15. The host adapter of claim 14, wherein the SCSI interface circuit comprises means for writing an SCSI-2 tag message from a device on the SCSI bus into the first register of the processor.

16. The host adapter of claim 14, wherein the processor further comprises:

a second register for holding an instruction to be executed by the processor;

a third register for holding an index value; and a multiplexer having input leads coupled to the second register and to the third register, select leads coupled to the second register, and output leads coupled to the memory interface circuit, the multiplexer providing an address offset within the command description block.

17. The adapter of claim 9, wherein:

the memory interface circuit includes a host address register accessible to a host computer; and the memory interface circuit provides a value from the host address register as a local address during data transfer between the host computer and the local memory.

18. A method for providing communications between a host computer and devices attached to a device bus, comprising the step of:

providing an adapter including a host bus interface coupled to the host computer, a device bus interface coupled to the device bus, a local memory, and a processor;

allocating space in the local memory for command description blocks;

listing empty command description blocks in a free list;

having the host CPU write data into a command description block listed the free list, wherein the data written into the command description block describes a command for a device on the device bus and indicates that the command description block is ready to be processed;

having the processor check the free list for ready command description blocks;

having the processor move any ready command description blocks from the free list to an active list;

having the processor control the device bus interface to process a command as described in a command description block listed in the active list.

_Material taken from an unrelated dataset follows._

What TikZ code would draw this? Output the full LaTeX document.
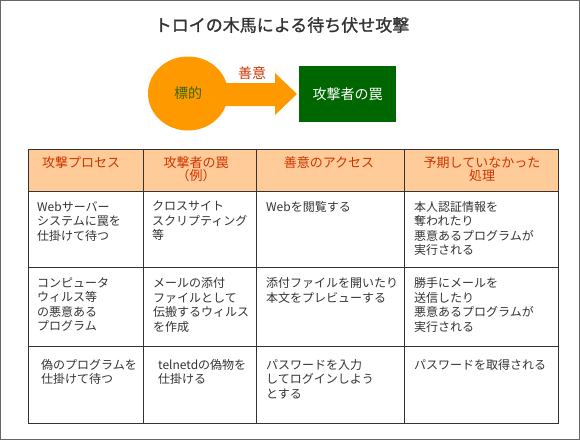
\documentclass[tikz,border=0pt]{standalone}
\usepackage{fontspec}
\newfontfamily\jp{Noto Sans CJK JP}
\newfontfamily\jptitle[FakeBold=1.2]{Noto Sans CJK JP}
\usetikzlibrary{shapes.geometric}

\definecolor{framegray}{HTML}{666666}
\definecolor{darktext}{HTML}{333333}
\definecolor{baitorange}{HTML}{FF9900}
\definecolor{headfill}{HTML}{FFCC99}
\definecolor{headred}{HTML}{CC3300}
\definecolor{trapgreen}{HTML}{006600}
\definecolor{labelgreen}{HTML}{336600}

\begin{document}
\begin{tikzpicture}[x=1pt,y=-1pt,
  head/.style={anchor=center,align=center,inner sep=0,text=headred,
    font=\jp\fontsize{13}{13}\selectfont},
  cell/.style={anchor=north west,align=left,inner sep=0,text=darktext,
    font=\jp\fontsize{12}{14.5}\selectfont}]

\useasboundingbox (0,0) rectangle (580,440);
\draw[framegray] (0.5,0.5) rectangle (579.5,439.5);

\node[text=darktext,font=\jptitle\fontsize{17}{17}\selectfont] (title) at (282,25) {トロイの木馬による待ち伏せ攻撃};

\node[ellipse,fill=baitorange,minimum width=80,minimum height=74,inner sep=0,
  text=labelgreen,font=\jp\fontsize{14}{14}\selectfont] (target) at (188,93.5) {標的};
\node[fill=trapgreen,minimum width=97,minimum height=56,inner sep=0,
  text=white,font=\jp\fontsize{14}{14}\selectfont] (trap) at (347.5,94) {攻撃者の罠};
\fill[baitorange] (220,83) -- (275,83) -- (275,73) -- (297,94) -- (275,115) -- (275,106) -- (220,106) -- cycle;
\node[text=headred,font=\jp\fontsize{14}{14}\selectfont] (goodwill) at (252,73) {善意};

% table
\fill[headfill] (28,149) rectangle (558,191);
\draw[darktext] (28,149) rectangle (558,423);
\draw[darktext] (28,191) -- (558,191);
\draw[darktext] (28,267) -- (558,267);
\draw[darktext] (28,346) -- (558,346);
\foreach \x in {143,256,404}
  \draw[darktext] (\x,149) -- (\x,423);

\node[head] (h1) at (81,163) {攻撃プロセス};
\node[head,anchor=north] (h2) at (196,156.5) {攻撃者の罠\\（例）};
\node[head] (h3) at (329,163) {善意のアクセス};
\node[head,anchor=north] (h4) at (482,156.5) {予期していなかった\\処理};

\node[cell] (c11) at (37,201) {Webサーバー\\システムに罠を\\仕掛けて待つ};
\node[cell] (c12) at (152,201) {クロスサイト\\スクリプティング\\等};
\node[cell] (c13) at (266,201) {Webを閲覧する};
\node[cell] (c14) at (414,201) {本人認証情報を\\奪われたり\\悪意あるプログラムが\\実行される};

\node[cell] (c21) at (37,277.5) {コンピュータ\\ウィルス等\\の悪意ある\\プログラム};
\node[cell] (c22) at (153,277.5) {メールの添付\\ファイルとして\\伝搬するウィルス\\を作成};
\node[cell] (c23) at (266,277.5) {添付ファイルを開いたり\\本文をプレビューする};
\node[cell] (c24) at (414,277.5) {勝手にメールを\\送信したり\\悪意あるプログラムが\\実行される};

\node[cell] (c31) at (41,359) {偽のプログラムを\\仕掛けて待つ};
\node[cell] (c32) at (158,359) {telnetdの偽物を\\仕掛ける};
\node[cell] (c33) at (266,359) {パスワードを入力\\してログインしよう\\とする};
\node[cell] (c34) at (414,359) {パスワードを取得される};
\end{tikzpicture}
\end{document}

19. The method of 18, further comprising the steps of:

having the processor change the data in a command description block to indicate that a command indicated by the command description block is complete;

having the processor move the complete command description block from the active list to the free list;

having the host computer check completed command description block and change the data in the command description block to indicate that the command description block is empty.

20. The method of claim 18, wherein the step of having the processor move a ready command description blocks from the free list to an active list further comprises inserting the command description block into an active list that is circular linked list.

21. The method of claim 18, wherein the step of having the host CPU write data into a command description block listed the free list further comprises:

writing additional data into a second command

description block, wherein the additional data describes additional parameters of the command described by data written into the first command description block; and

writing a pointer to the second command description block into the first command description block.

22. The method of claim 19, wherein:

the device bus is an SCSI bus;

the command description block are numbered; and the step of having the processor control the device bus interface to process a command further comprises transmitting the number of command description block as an SCSI-2 tag message.